From what I understand, the vertical indoor farms are mostly low-calorie high-moisture crops so far like lettuces. Compared to many crops, energy is not the primary input, it's water, space and time. These vertical indoor farms economize by controlling the environment they grow in to avoid wasting water, accelerating growth cycle with grow lighting to avoid wasting time, and stack plants vertically to avoid wasting space. Supposedly it makes sense to pay the premium for electrical energy to be able to save on the other inputs. For higher-calorie crops I imagine the math works out to be quite far from break-even.

This is also why these vertical farms aren't about to solve social issues that people attach hope to them for, low calorie vertical farm produce isn't going to provide for the dietary needs of enough people to impact the the problem of transporting foods from agricultural areas to metropolitan areas basically at all.

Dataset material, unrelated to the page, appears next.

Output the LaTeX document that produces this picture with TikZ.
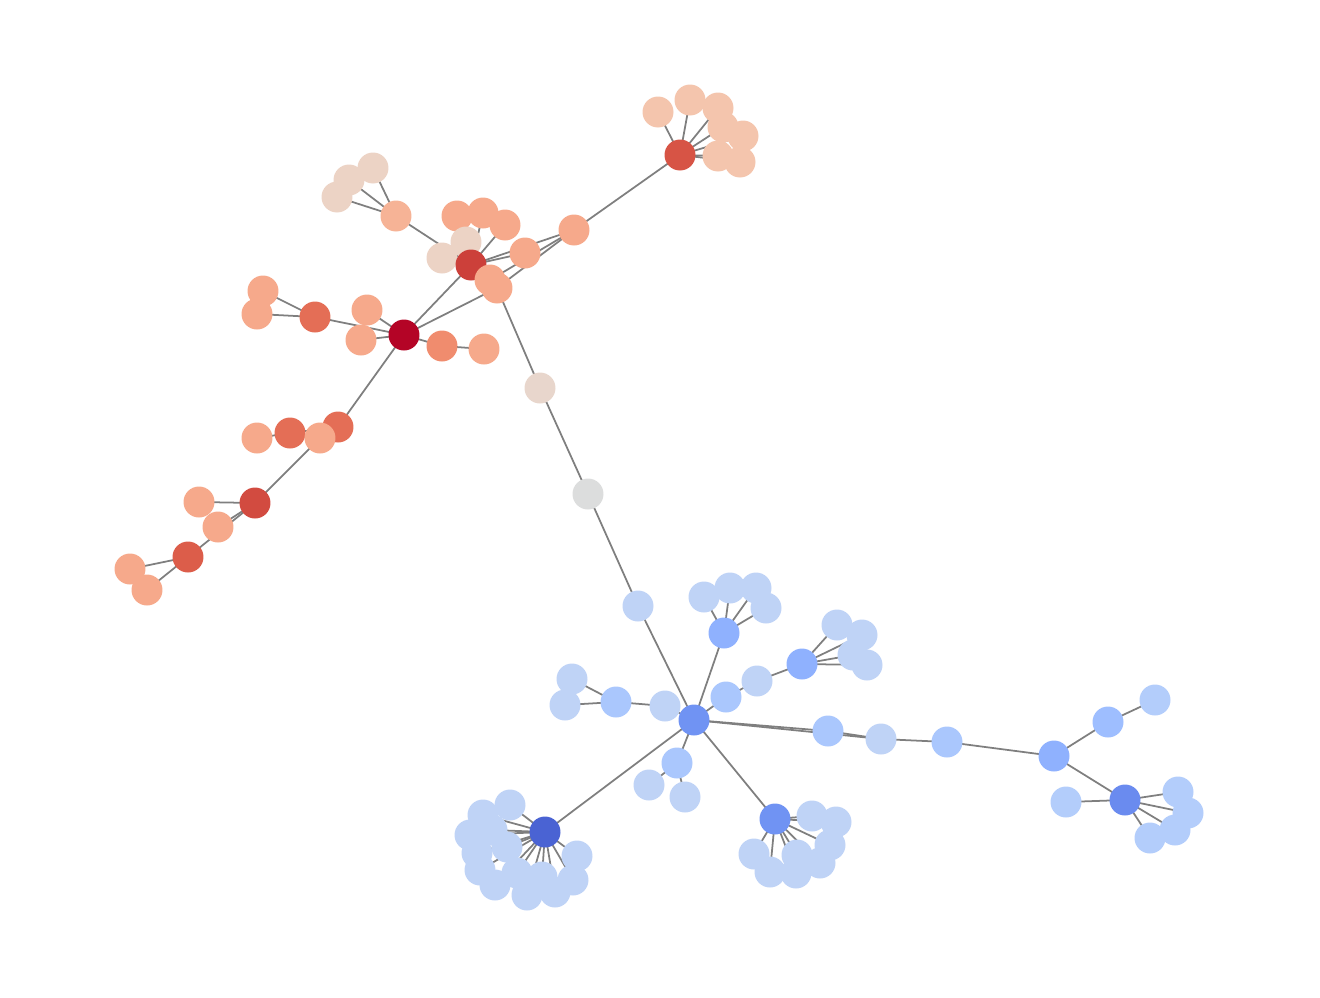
\documentclass[tikz,border=0pt]{standalone}
\usetikzlibrary{backgrounds}
\definecolor{cA}{HTML}{B40426}
\definecolor{cB}{HTML}{CC403A}
\definecolor{cC}{HTML}{D75445}
\definecolor{cF}{HTML}{D24B40}
\definecolor{cG}{HTML}{DC5D4A}
\definecolor{cE}{HTML}{E46E56}
\definecolor{cO}{HTML}{F08C6E}
\definecolor{cS}{HTML}{F6A98B}
\definecolor{cSL}{HTML}{F6B396}
\definecolor{cP}{HTML}{F4C5AD}
\definecolor{cBe}{HTML}{ECD3C5}
\definecolor{cH}{HTML}{E8D6CC}
\definecolor{cGr}{HTML}{DCDDDD}
\definecolor{bL}{HTML}{BFD3F6}
\definecolor{bM}{HTML}{AAC7FD}
\definecolor{bN}{HTML}{8FB1FE}
\definecolor{bD}{HTML}{7093F3}
\definecolor{bK}{HTML}{4A63D3}
\definecolor{bW}{HTML}{6A8BEF}
\definecolor{bT}{HTML}{B3CDFB}
\definecolor{bR}{HTML}{9EBEFF}
\definecolor{edgec}{HTML}{7F7F7F}
\tikzset{
  nd/.style={circle, draw=none, inner sep=0pt, minimum size=0.62cm},
  ed/.style={draw=edgec, line width=1pt},
}
\begin{document}
\begin{tikzpicture}[x=0.02cm, y=-0.02cm]
\useasboundingbox (0,0) rectangle (1320,998);
% ---------- red part ----------
\node[nd, fill=cP] (c1) at (658,112) {};
\node[nd, fill=cP] (c2) at (690,100) {};
\node[nd, fill=cP] (c3) at (718,108) {};
\node[nd, fill=cP] (c4) at (723,127) {};
\node[nd, fill=cP] (c5) at (743,136) {};
\node[nd, fill=cP] (c6) at (718,156) {};
\node[nd, fill=cP] (c7) at (740,162) {};
\node[nd, fill=cC] (c) at (680,155) {};
\node[nd, fill=cS] (m) at (574,230) {};
\node[nd, fill=cBe] (u1) at (337,197) {};
\node[nd, fill=cBe] (u2) at (349,180) {};
\node[nd, fill=cBe] (u3) at (373,168) {};
\node[nd, fill=cSL] (u) at (396,216) {};
\node[nd, fill=cS] (b1) at (457,216) {};
\node[nd, fill=cS] (b2) at (483,213) {};
\node[nd, fill=cS] (b3) at (505,225) {};
\node[nd, fill=cBe] (b4) at (442,258) {};
\node[nd, fill=cBe] (b5) at (466,242) {};
\node[nd, fill=cS] (b6) at (525,253) {};
\node[nd, fill=cB] (b) at (471,265) {};
\node[nd, fill=cS] (b7) at (490,280) {};
\node[nd, fill=cS] (b8) at (497,288) {};
\node[nd, fill=cS] (a1) at (367,310) {};
\node[nd, fill=cS] (a2) at (361,340) {};
\node[nd, fill=cS] (a31) at (263,291) {};
\node[nd, fill=cS] (a32) at (257,314) {};
\node[nd, fill=cE] (a3) at (315,317) {};
\node[nd, fill=cO] (a4) at (442,346) {};
\node[nd, fill=cS] (a41) at (484,349) {};
\node[nd, fill=cA] (a) at (404,335) {};
\node[nd, fill=cE] (e1) at (338,427) {};
\node[nd, fill=cS] (e4) at (257,438) {};
\node[nd, fill=cE] (e3) at (290,433) {};
\node[nd, fill=cS] (e2) at (320,438) {};
\node[nd, fill=cS] (f1) at (199,502) {};
\node[nd, fill=cF] (f) at (255,503) {};
\node[nd, fill=cS] (f2) at (218,527) {};
\node[nd, fill=cG] (g) at (188,557) {};
\node[nd, fill=cS] (g1) at (130,569) {};
\node[nd, fill=cS] (g2) at (147,590) {};
% ---------- bridge ----------
\node[nd, fill=cH] (h1) at (540,388) {};
\node[nd, fill=cGr] (h2) at (588,494) {};
\node[nd, fill=bL] (h3) at (638,606) {};
% ---------- blue part ----------
\node[nd, fill=bL] (p1) at (704,597) {};
\node[nd, fill=bL] (p2) at (730,588) {};
\node[nd, fill=bL] (p3) at (756,588) {};
\node[nd, fill=bL] (p4) at (766,608) {};
\node[nd, fill=bN] (p) at (724,633) {};
\node[nd, fill=bL] (q3) at (837,625) {};
\node[nd, fill=bL] (q4) at (862,635) {};
\node[nd, fill=bL] (q5) at (853,655) {};
\node[nd, fill=bL] (q6) at (867,665) {};
\node[nd, fill=bN] (q) at (802,664) {};
\node[nd, fill=bL] (q2) at (757,681) {};
\node[nd, fill=bM] (q1) at (726,697) {};
\node[nd, fill=bL] (r2) at (572,679) {};
\node[nd, fill=bL] (r3) at (565,705) {};
\node[nd, fill=bM] (r) at (616,702) {};
\node[nd, fill=bL] (r1) at (665,706) {};
\node[nd, fill=bD] (d) at (694,720) {};
\node[nd, fill=bL] (s1) at (649,785) {};
\node[nd, fill=bL] (s2) at (685,797) {};
\node[nd, fill=bM] (s) at (677,763) {};
\node[nd, fill=bL] (k1) at (510,805) {};
\node[nd, fill=bL] (k2) at (483,815) {};
\node[nd, fill=bL] (k3) at (470,835) {};
\node[nd, fill=bL] (k4) at (477,853) {};
\node[nd, fill=bL] (k5) at (480,870) {};
\node[nd, fill=bL] (k6) at (495,885) {};
\node[nd, fill=bL] (k7) at (527,895) {};
\node[nd, fill=bL] (k8) at (555,892) {};
\node[nd, fill=bL] (k9) at (573,880) {};
\node[nd, fill=bL] (k10) at (577,856) {};
\node[nd, fill=bL] (k11) at (507,847) {};
\node[nd, fill=bL] (k12) at (517,873) {};
\node[nd, fill=bL] (k13) at (542,877) {};
\node[nd, fill=bL] (k14) at (492,830) {};
\node[nd, fill=bK] (k) at (545,832) {};
\node[nd, fill=bL] (l1) at (812,816) {};
\node[nd, fill=bL] (l2) at (836,822) {};
\node[nd, fill=bL] (l3) at (830,845) {};
\node[nd, fill=bL] (l4) at (820,863) {};
\node[nd, fill=bL] (l8) at (797,855) {};
\node[nd, fill=bL] (l5) at (796,873) {};
\node[nd, fill=bL] (l6) at (770,872) {};
\node[nd, fill=bL] (l7) at (754,854) {};
\node[nd, fill=bD] (l) at (775,819) {};
\node[nd, fill=bM] (t1) at (828,731) {};
\node[nd, fill=bL] (t2) at (881,739) {};
\node[nd, fill=bM] (t3) at (947,742) {};
\node[nd, fill=bN] (t4) at (1054,756) {};
\node[nd, fill=bR] (t5) at (1108,722) {};
\node[nd, fill=bT] (t6) at (1155,700) {};
\node[nd, fill=bT] (w1) at (1066,802) {};
\node[nd, fill=bT] (w2) at (1178,792) {};
\node[nd, fill=bT] (w3) at (1188,813) {};
\node[nd, fill=bT] (w4) at (1175,830) {};
\node[nd, fill=bT] (w5) at (1150,838) {};
\node[nd, fill=bW] (w) at (1125,800) {};
% ---------- edges ----------
\begin{scope}[on background layer]
\foreach \x in {c1,c2,c3,c4,c5,c6,c7,m} \draw[ed] (c.center) -- (\x.center);
\foreach \x in {b,b7,b8} \draw[ed] (m.center) -- (\x.center);
\foreach \x in {u1,u2,u3,b} \draw[ed] (u.center) -- (\x.center);
\foreach \x in {b1,b2,b3,b4,b5,b6,b7} \draw[ed] (b.center) -- (\x.center);
\foreach \x in {b,b8,a1,a2,a3,a4,e1} \draw[ed] (a.center) -- (\x.center);
\foreach \x in {a31,a32} \draw[ed] (a3.center) -- (\x.center);
\draw[ed] (a4.center) -- (a41.center);
\draw[ed] (e1.center) -- (e2.center);
\draw[ed] (e1.center) -- (e3.center);
\draw[ed] (e3.center) -- (e4.center);
\draw[ed] (e2.center) -- (f.center);
\foreach \x in {f1,f2,g} \draw[ed] (f.center) -- (\x.center);
\foreach \x in {g1,g2} \draw[ed] (g.center) -- (\x.center);
\draw[ed] (b8.center) -- (h1.center);
\draw[ed] (h1.center) -- (h2.center);
\draw[ed] (h2.center) -- (h3.center);
\draw[ed] (h3.center) -- (d.center);
\foreach \x in {p,q1,r1,s,k,l,t1,t2} \draw[ed] (d.center) -- (\x.center);
\foreach \x in {p1,p2,p3,p4} \draw[ed] (p.center) -- (\x.center);
\draw[ed] (q1.center) -- (q2.center);
\draw[ed] (q2.center) -- (q.center);
\foreach \x in {q3,q4,q5,q6} \draw[ed] (q.center) -- (\x.center);
\draw[ed] (r1.center) -- (r.center);
\foreach \x in {r2,r3} \draw[ed] (r.center) -- (\x.center);
\foreach \x in {s1,s2} \draw[ed] (s.center) -- (\x.center);
\foreach \x in {k1,k2,k3,k4,k5,k6,k7,k8,k9,k10,k11,k12,k13,k14} \draw[ed] (k.center) -- (\x.center);
\foreach \x in {l1,l2,l3,l4,l5,l6,l7,l8} \draw[ed] (l.center) -- (\x.center);
\draw[ed] (t1.center) -- (t2.center);
\draw[ed] (t2.center) -- (t3.center);
\draw[ed] (t3.center) -- (t4.center);
\draw[ed] (t4.center) -- (t5.center);
\draw[ed] (t5.center) -- (t6.center);
\draw[ed] (t4.center) -- (w.center);
\foreach \x in {w1,w2,w3,w4,w5} \draw[ed] (w.center) -- (\x.center);
\end{scope}
\end{tikzpicture}
\end{document}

> Building a specialized building is a compromise putting you into an uneconomical position, you'd only provide additional light to the top-most layer of plants (small operating savings) at the cost of building specialized architecture (large capital expense).

Couldn't you improve upon things by redirecting the light with fiber optics? Of course, I suspect there's a surface area problem with scaling something like that, so perhaps not.


I'm sure they ran the calculations and decided that electricity is cheaper than sunlight.

An immediate guess would be that with artificial lighting you can stack fields one on top of another. Something you cannot do with sunlight.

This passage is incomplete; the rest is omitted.